**Requirement**
Output the material exactly, but drop every image it holds.

**Data provided**
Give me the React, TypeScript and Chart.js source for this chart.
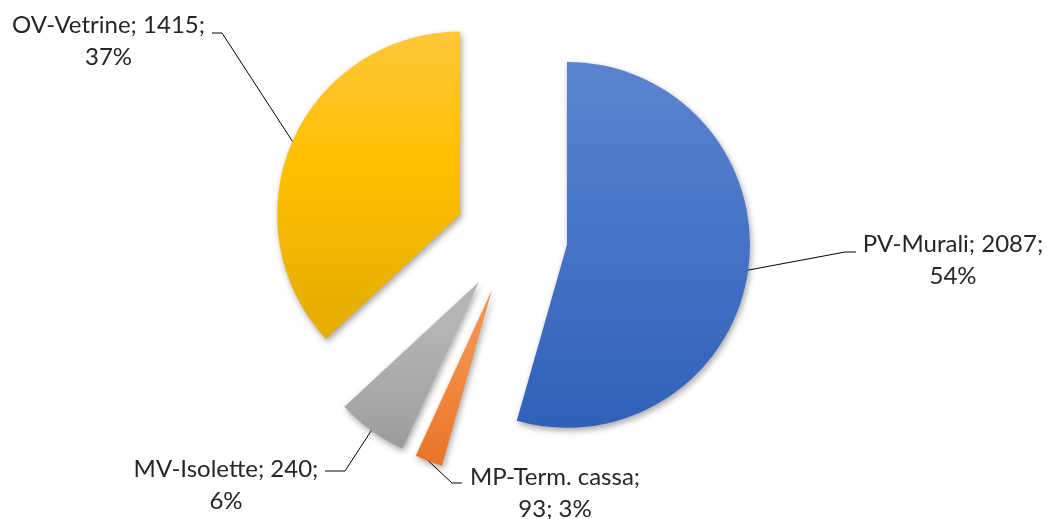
import React, { useEffect, useRef } from 'react';
import { Chart, registerables, ArcElement } from 'chart.js';

Chart.register(...registerables);

// ---- data ----
const categories = ['PV-Murali', 'MP-Term. cassa', 'MV-Isolette', 'OV-Vetrine'];
const values = [2087, 93, 240, 1415];

// ---- styles ----
const baseColors = ['#4472c4', '#ed7d31', '#a5a5a5', '#ffc000'];
const topColors = ['#5b84cf', '#f5914a', '#b4b4b4', '#ffc845'];
const bottomColors = ['#2f60b9', '#dc6815', '#8e8e8e', '#e6ae00'];
const EXPLODE = 56;
const RADIUS = 183;
const FONT = '24px Lato, "Open Sans", sans-serif';
const TEXT_COLOR = '#262626';
const LINE_GAP = 32;

// label placement: text centre x, first baseline y, leader elbow & end, words on line 1
const labelLayout = [
  { x: 953, y: 252, elbow: [845, 252], end: [856, 252], split: 2 },
  { x: 555, y: 485, elbow: [452, 483], end: [462, 483], split: 1 },
  { x: 226, y: 477, elbow: [345, 471], end: [325, 471], split: 2 },
  { x: 108.5, y: 33, elbow: [222, 33], end: [212, 33], split: 2 },
];

// Excel-like percentages (largest remainder, sums to 100)
function percentLabels(vals: number[]): number[] {
  const total = vals.reduce((a, b) => a + b, 0);
  const raw = vals.map((v) => (v / total) * 100);
  const floors = raw.map((r) => Math.floor(r));
  let rest = 100 - floors.reduce((a, b) => a + b, 0);
  const order = raw.map((r, i) => ({ i, f: r - Math.floor(r) })).sort((a, b) => b.f - a.f);
  for (let k = 0; k < rest; k++) floors[order[k].i] += 1;
  return floors;
}

class ExplodedArc extends ArcElement {
  static id = 'explodedArc';
  draw(ctx: CanvasRenderingContext2D) {
    const self = this as any;
    const half = (self.startAngle + self.endAngle) / 2;
    ctx.save();
    ctx.translate(Math.cos(half) * EXPLODE, Math.sin(half) * EXPLODE);
    super.draw(ctx);
    ctx.restore();
  }
}
Chart.register(ExplodedArc as any);
(Chart.defaults as any).datasets.pie.dataElementType = 'explodedArc';

function sliceYRange(i: number, cy: number): [number, number] {
  const total = values.reduce((a, b) => a + b, 0);
  let cum = 0;
  for (let k = 0; k < i; k++) cum += values[k];
  const start = -Math.PI / 2 + (2 * Math.PI * cum) / total;
  const end = start + (2 * Math.PI * values[i]) / total;
  const half = (start + end) / 2;
  const yc = cy + Math.sin(half) * EXPLODE;
  const ys = [yc, yc + RADIUS * Math.sin(start), yc + RADIUS * Math.sin(end)];
  if (start <= Math.PI / 2 && end >= Math.PI / 2) ys.push(yc + RADIUS);
  return [Math.min(...ys), Math.max(...ys)];
}

const piePlugin = {
  id: 'pieDecor',
  beforeDatasetsDraw(chart: any) {
    const ctx = chart.ctx;
    ctx.save();
    ctx.shadowColor = 'rgba(0,0,0,0.35)';
    ctx.shadowBlur = 6;
    ctx.shadowOffsetX = 1.5;
    ctx.shadowOffsetY = 3;
  },
  afterDatasetsDraw(chart: any) {
    chart.ctx.restore();
  },
  afterDraw(chart: any) {
    const ctx = chart.ctx;
    const meta = chart.getDatasetMeta(0);
    const pcts = percentLabels(values);
    ctx.save();
    meta.data.forEach((el: any, i: number) => {
      const { x, y, startAngle, endAngle, outerRadius } = el.getProps(
        ['x', 'y', 'startAngle', 'endAngle', 'outerRadius'],
        true
      );
      const half = (startAngle + endAngle) / 2;
      const sx = x + Math.cos(half) * (EXPLODE + outerRadius);
      const sy = y + Math.sin(half) * (EXPLODE + outerRadius);
      const L = labelLayout[i];
      ctx.beginPath();
      ctx.strokeStyle = '#000000';
      ctx.lineWidth = 1;
      ctx.moveTo(sx, sy);
      ctx.lineTo(L.elbow[0], L.elbow[1]);
      ctx.lineTo(L.end[0], L.end[1]);
      ctx.stroke();

      const parts = [categories[i] + ';', values[i] + ';', pcts[i] + '%'];
      const line1 = parts.slice(0, L.split).join(' ');
      const line2 = parts.slice(L.split).join(' ');
      ctx.font = FONT;
      ctx.fillStyle = TEXT_COLOR;
      ctx.textAlign = 'center';
      ctx.textBaseline = 'alphabetic';
      ctx.fillText(line1, L.x, L.y);
      ctx.fillText(line2, L.x, L.y + LINE_GAP);
    });
    ctx.restore();
  },
};

export default function App() {
  const ref = useRef<HTMLCanvasElement | null>(null);
  useEffect(() => {
    if (!ref.current) return;
    const chart = new Chart(ref.current, {
      type: 'pie',
      data: {
        labels: categories,
        datasets: [
          {
            data: values,
            borderWidth: 0,
            backgroundColor: (c: any) => {
              const i = c.dataIndex ?? 0;
              const area = c.chart.chartArea;
              if (c.type !== 'data' || !area) return baseColors[i];
              const cy = (area.top + area.bottom) / 2;
              const [y0, y1] = sliceYRange(i, cy);
              const g = c.chart.ctx.createLinearGradient(0, y0, 0, y1);
              g.addColorStop(0, topColors[i]);
              g.addColorStop(0.5, baseColors[i]);
              g.addColorStop(1, bottomColors[i]);
              return g;
            },
          } as any,
        ],
      },
      options: {
        animation: false,
        responsive: false,
        devicePixelRatio: 1,
        radius: RADIUS,
        layout: { padding: { left: 0, right: 24, top: 0, bottom: 45 } },
        plugins: {
          legend: { display: false },
          tooltip: { enabled: false },
        },
      } as any,
      plugins: [piePlugin],
    });
    return () => chart.destroy();
  }, []);
  return (
    <div style={{ position: 'absolute', left: 0, top: 0, width: 1047, height: 519 }}>
      <canvas ref={ref} width={1047} height={519} />
    </div>
  );
}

**Answer for the task**
Give me the React, TypeScript and Chart.js source for this chart.
import React, { useEffect, useRef } from 'react';
import { Chart, registerables, ArcElement } from 'chart.js';

Chart.register(...registerables);

// ---- data ----
const categories = ['PV-Murali', 'MP-Term. cassa', 'MV-Isolette', 'OV-Vetrine'];
const values = [2087, 93, 240, 1415];

// ---- styles ----
const baseColors = ['#4472c4', '#ed7d31', '#a5a5a5', '#ffc000'];
const topColors = ['#5b84cf', '#f5914a', '#b4b4b4', '#ffc845'];
const bottomColors = ['#2f60b9', '#dc6815', '#8e8e8e', '#e6ae00'];
const EXPLODE = 56;
const RADIUS = 183;
const FONT = '24px Lato, "Open Sans", sans-serif';
const TEXT_COLOR = '#262626';
const LINE_GAP = 32;

// label placement: text centre x, first baseline y, leader elbow & end, words on line 1
const labelLayout = [
  { x: 953, y: 252, elbow: [845, 252], end: [856, 252], split: 2 },
  { x: 555, y: 485, elbow: [452, 483], end: [462, 483], split: 1 },
  { x: 226, y: 477, elbow: [345, 471], end: [325, 471], split: 2 },
  { x: 108.5, y: 33, elbow: [222, 33], end: [212, 33], split: 2 },
];

// Excel-like percentages (largest remainder, sums to 100)
function percentLabels(vals: number[]): number[] {
  const total = vals.reduce((a, b) => a + b, 0);
  const raw = vals.map((v) => (v / total) * 100);
  const floors = raw.map((r) => Math.floor(r));
  let rest = 100 - floors.reduce((a, b) => a + b, 0);
  const order = raw.map((r, i) => ({ i, f: r - Math.floor(r) })).sort((a, b) => b.f - a.f);
  for (let k = 0; k < rest; k++) floors[order[k].i] += 1;
  return floors;
}

class ExplodedArc extends ArcElement {
  static id = 'explodedArc';
  draw(ctx: CanvasRenderingContext2D) {
    const self = this as any;
    const half = (self.startAngle + self.endAngle) / 2;
    ctx.save();
    ctx.translate(Math.cos(half) * EXPLODE, Math.sin(half) * EXPLODE);
    super.draw(ctx);
    ctx.restore();
  }
}
Chart.register(ExplodedArc as any);
(Chart.defaults as any).datasets.pie.dataElementType = 'explodedArc';

function sliceYRange(i: number, cy: number): [number, number] {
  const total = values.reduce((a, b) => a + b, 0);
  let cum = 0;
  for (let k = 0; k < i; k++) cum += values[k];
  const start = -Math.PI / 2 + (2 * Math.PI * cum) / total;
  const end = start + (2 * Math.PI * values[i]) / total;
  const half = (start + end) / 2;
  const yc = cy + Math.sin(half) * EXPLODE;
  const ys = [yc, yc + RADIUS * Math.sin(start), yc + RADIUS * Math.sin(end)];
  if (start <= Math.PI / 2 && end >= Math.PI / 2) ys.push(yc + RADIUS);
  return [Math.min(...ys), Math.max(...ys)];
}

const piePlugin = {
  id: 'pieDecor',
  beforeDatasetsDraw(chart: any) {
    const ctx = chart.ctx;
    ctx.save();
    ctx.shadowColor = 'rgba(0,0,0,0.35)';
    ctx.shadowBlur = 6;
    ctx.shadowOffsetX = 1.5;
    ctx.shadowOffsetY = 3;
  },
  afterDatasetsDraw(chart: any) {
    chart.ctx.restore();
  },
  afterDraw(chart: any) {
    const ctx = chart.ctx;
    const meta = chart.getDatasetMeta(0);
    const pcts = percentLabels(values);
    ctx.save();
    meta.data.forEach((el: any, i: number) => {
      const { x, y, startAngle, endAngle, outerRadius } = el.getProps(
        ['x', 'y', 'startAngle', 'endAngle', 'outerRadius'],
        true
      );
      const half = (startAngle + endAngle) / 2;
      const sx = x + Math.cos(half) * (EXPLODE + outerRadius);
      const sy = y + Math.sin(half) * (EXPLODE + outerRadius);
      const L = labelLayout[i];
      ctx.beginPath();
      ctx.strokeStyle = '#000000';
      ctx.lineWidth = 1;
      ctx.moveTo(sx, sy);
      ctx.lineTo(L.elbow[0], L.elbow[1]);
      ctx.lineTo(L.end[0], L.end[1]);
      ctx.stroke();

      const parts = [categories[i] + ';', values[i] + ';', pcts[i] + '%'];
      const line1 = parts.slice(0, L.split).join(' ');
      const line2 = parts.slice(L.split).join(' ');
      ctx.font = FONT;
      ctx.fillStyle = TEXT_COLOR;
      ctx.textAlign = 'center';
      ctx.textBaseline = 'alphabetic';
      ctx.fillText(line1, L.x, L.y);
      ctx.fillText(line2, L.x, L.y + LINE_GAP);
    });
    ctx.restore();
  },
};

export default function App() {
  const ref = useRef<HTMLCanvasElement | null>(null);
  useEffect(() => {
    if (!ref.current) return;
    const chart = new Chart(ref.current, {
      type: 'pie',
      data: {
        labels: categories,
        datasets: [
          {
            data: values,
            borderWidth: 0,
            backgroundColor: (c: any) => {
              const i = c.dataIndex ?? 0;
              const area = c.chart.chartArea;
              if (c.type !== 'data' || !area) return baseColors[i];
              const cy = (area.top + area.bottom) / 2;
              const [y0, y1] = sliceYRange(i, cy);
              const g = c.chart.ctx.createLinearGradient(0, y0, 0, y1);
              g.addColorStop(0, topColors[i]);
              g.addColorStop(0.5, baseColors[i]);
              g.addColorStop(1, bottomColors[i]);
              return g;
            },
          } as any,
        ],
      },
      options: {
        animation: false,
        responsive: false,
        devicePixelRatio: 1,
        radius: RADIUS,
        layout: { padding: { left: 0, right: 24, top: 0, bottom: 45 } },
        plugins: {
          legend: { display: false },
          tooltip: { enabled: false },
        },
      } as any,
      plugins: [piePlugin],
    });
    return () => chart.destroy();
  }, []);
  return (
    <div style={{ position: 'absolute', left: 0, top: 0, width: 1047, height: 519 }}>
      <canvas ref={ref} width={1047} height={519} />
    </div>
  );
}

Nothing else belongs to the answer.